Business Highlights:

  • Aegerion integration completed successfully and ahead of schedule
  • In February 2020, we announced that we had confidentially submitted a draft registration statement on Form F-1 to the SEC relating to the proposed listing of ADSs representing Amryt ordinary shares on the Nasdaq
  • Enrolment concluded in EASE, a global pivotal Phase 3 trial in patients with dystrophic and junctional EB. Top-line data from this study is expected in late Q3 / early Q4 2020
  • In May 2020, FILSUVEZ® was confirmed as the global brand name for AP101. Establishing the brand name for AP101 is another important step forward in ensuring readiness for the global launch of FILSUVEZ®

COVID-19 Update

The primary concern of all the Amryt team is to ensure the safety of our colleagues, their families and our patients and partners at this time. Global healthcare systems are operating at or close to full capacity and the focus within systems now is to treat those patients in need of acute care. Amryt’s business lends itself to remote working and in recent weeks, we have successfully transitioned appropriate functions to remote platforms exclusively without incident. The impact of COVID-19 to date on Amryt’s business has been minimized and this is a result of deploying contingency plans already in place for a variety of scenarios and challenges which may occur.

Amryt provides therapeutic products to Homozygous Familial Hypercholesterolaemia (“HoFH”) and lipodystrophy patients globally on a recurring basis. Once lomitapide (for the treatment of HoFH) or metreleptin (for the treatment of lipodystrophy) are prescribed by physicians, patients are typically on treatment over a long period of time with repeat prescriptions for each patient. As such, the majority of our revenues are recurring in nature. During the pandemic our sales teams’ deployment in the field is restricted and we continue to evaluate remote and virtual physician access as a means to identify new patients that may be suitable for treatment with our products.

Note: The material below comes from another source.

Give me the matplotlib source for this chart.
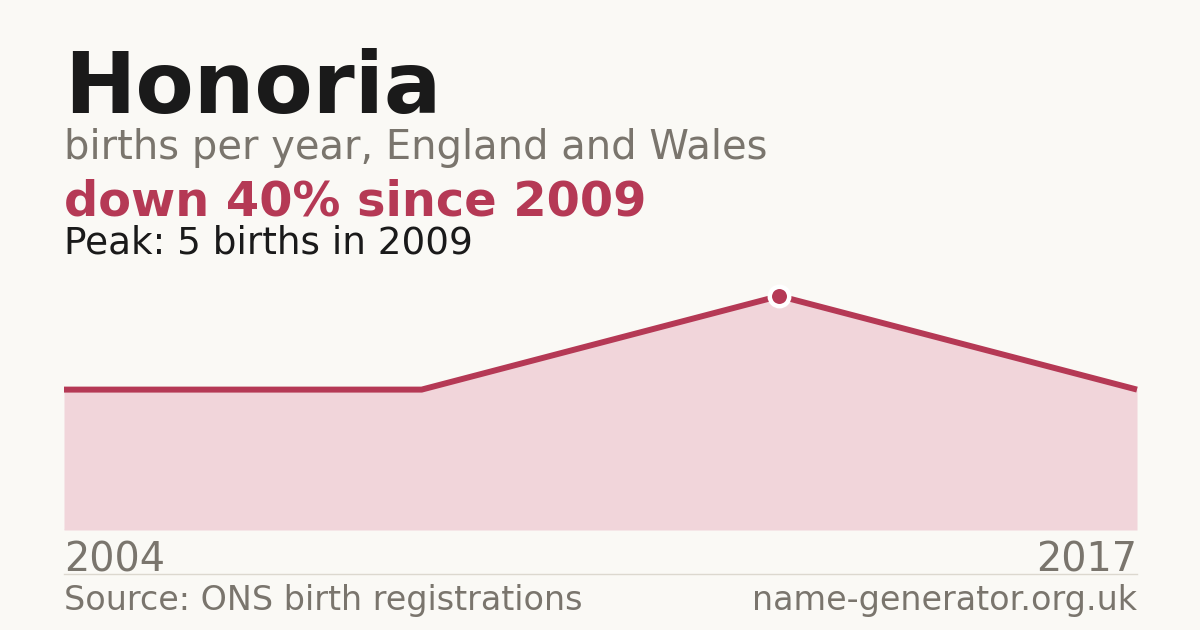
import matplotlib
matplotlib.use("Agg")
import matplotlib.pyplot as plt

# Data
years = [2004, 2008, 2009, 2017]
births = [3, 3, 5, 3]
name = "Honoria"
subtitle = "births per year, England and Wales"
headline = "down 40% since 2009"
peak_text = "Peak: 5 births in 2009"
first_year_label = "2004"
last_year_label = "2017"
source = "Source: ONS birth registrations"
site = "name-generator.org.uk"

BG = "#faf9f5"
RED = "#b53955"
FILL = "#f1d5da"
GRAY = "#7a756d"
DARK = "#1a1a1a"
RULE = "#dcd8cf"

W, H = 1200, 630
fig = plt.figure(figsize=(12, 6.3), dpi=100, facecolor=BG)

def fx(px):
    return px / W

def fy(py):
    return (H - py) / H

ax = fig.add_axes([fx(64), fy(530), fx(1137) - fx(64), fy(296) - fy(530)])
ax.set_facecolor("none")
idx = list(range(len(years)))
ax.axhline(0, color=RULE, lw=1, zorder=0)
ax.fill_between(idx, births, 0, color=FILL, lw=0, zorder=1)
ax.plot(idx, births, color=RED, lw=4.3, solid_capstyle="butt", zorder=2, clip_on=False)
pk = births.index(max(births))
ax.plot([idx[pk]], [births[pk]], "o", ms=14, mfc=RED, mec="white", mew=3.2,
        zorder=3, clip_on=False)
ax.set_xlim(0, len(years) - 1)
ax.set_ylim(0, max(births))
ax.axis("off")

fig.text(fx(64), fy(113), name, fontsize=61.3, fontweight="bold", color=DARK, va="baseline", ha="left")
fig.text(fx(64), fy(159), subtitle, fontsize=28.8, color=GRAY, va="baseline", ha="left")
fig.text(fx(64), fy(215), headline, fontsize=34.5, fontweight="bold", color=RED, va="baseline", ha="left")
fig.text(fx(64), fy(253), peak_text, fontsize=26.9, color=DARK, va="baseline", ha="left")
fig.text(fx(64), fy(571), first_year_label, fontsize=28.6, color=GRAY, va="baseline", ha="left")
fig.text(fx(1137), fy(571), last_year_label, fontsize=28.6, color=GRAY, va="baseline", ha="right")
fig.add_artist(plt.Line2D([fx(64), fx(1137)], [fy(574), fy(574)], color=RULE, lw=1))
fig.text(fx(64), fy(610), source, fontsize=24, color=GRAY, va="baseline", ha="left")
fig.text(fx(1137), fy(610), site, fontsize=24, color=GRAY, va="baseline", ha="right")

fig.savefig("out.png", dpi=100, facecolor=BG)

Amryt has in excess of 12 months of labelled and unlabelled finished products on hand for both lomitapide and metreleptin. Our supply chain is robust and we are confident that we can continue to supply patients for the foreseeable future. We are taking additional steps to further strengthen our inventory levels of both metreleptin and lomitapide. To date, we have not experienced any significant logistical difficulties in delivering product to patients. In major markets such as the USA, the UK and Germany, product has historically been delivered direct to patients’ homes. In other markets, product has typically been delivered to local hospitals/distributors and we are continuing to explore opportunities to expand direct to home delivery in these markets.